There are several types of hash functions or algorithms, and we will look at some of them in this article, including how secure they are in blockchain applications. Let’s take a look at these blockchain based hash functions.
The Secure Hash Algorithm (SHA) family of hash functions are built by the National Security Agency (NSA). It has three main categories: the SHA-1, SHA-2, and SHA-3. The SHA-1 family is labeled insecure by internet browsers, hence only the SHA-2 functions are in use. Under the SHA-2 category, there are the SHA-224, SHA-256, SHA-384, and SHA-512 functions, the most popular of which are the SHA-256 and SHA-512.

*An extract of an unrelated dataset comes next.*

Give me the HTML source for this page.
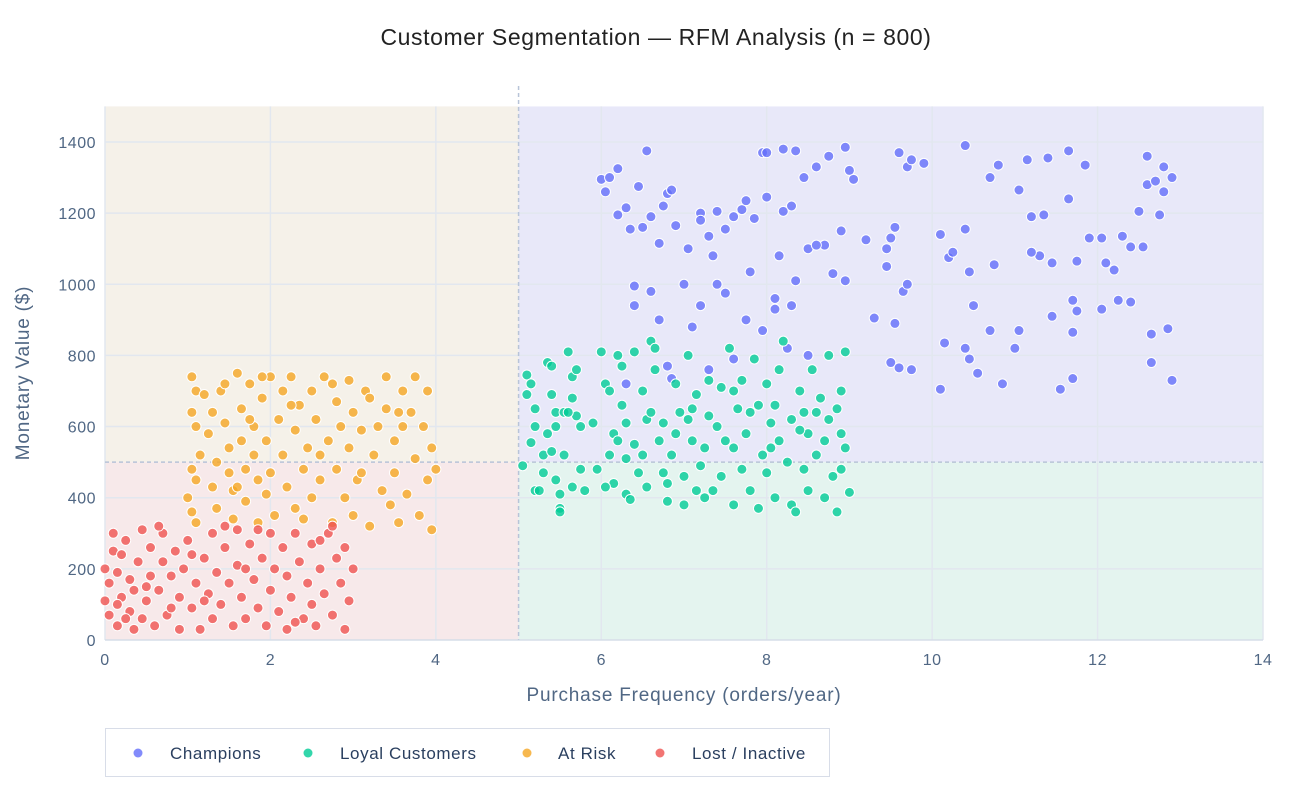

The SHA-256 in particular is the hash function used in Bitcoin’s Proof-of-Work algorithm in cryptocurrency mining.
How it works on Bitcoin
SHA-256 works on Bitcoin in three ways:
It is used in the Proof-of-Work consensus algorithm, where the miners on the network calculate the hash of new blocks.
Every new block in the Bitcoin blockchain contains a SHA-256 hash of the previous block.
It is used for the creation of addresses/digital signatures, where the message is hashed with SHA-256 and encrypted with their private key to get the digital signature.
Ethash was used in the Ethereum Proof-of-Work consensus algorithm built using the SHA-3/Keccak hash function for mining Ethereum and other ETH-based cryptocurrencies.
Ethash is no longer in use, as Ethereum has moved to the Proof-of-Stake protocol adopting the LMD GHOST algorithm, but the Keccak hash function is worth taking a look into. The Keccak is completely different from the SHA-1 and SHA-2 families in several ways:
It is resistant to length extension attacks
It has a completely different construction method than the others. It uses a sponge and squeeze construction approach.
You can learn about the strong points of the Keccak algorithm here.
The Skrypt hash function is also similar to the ones above. It is used in the Proof-of-Work mining algorithm, which is adopted by Litecoin, Hashcash, and Dogecoin. It is very fast and lightweight, yet it offers a high level of security that is adjustable. It is very resistant to brute force attacks like those mentioned above.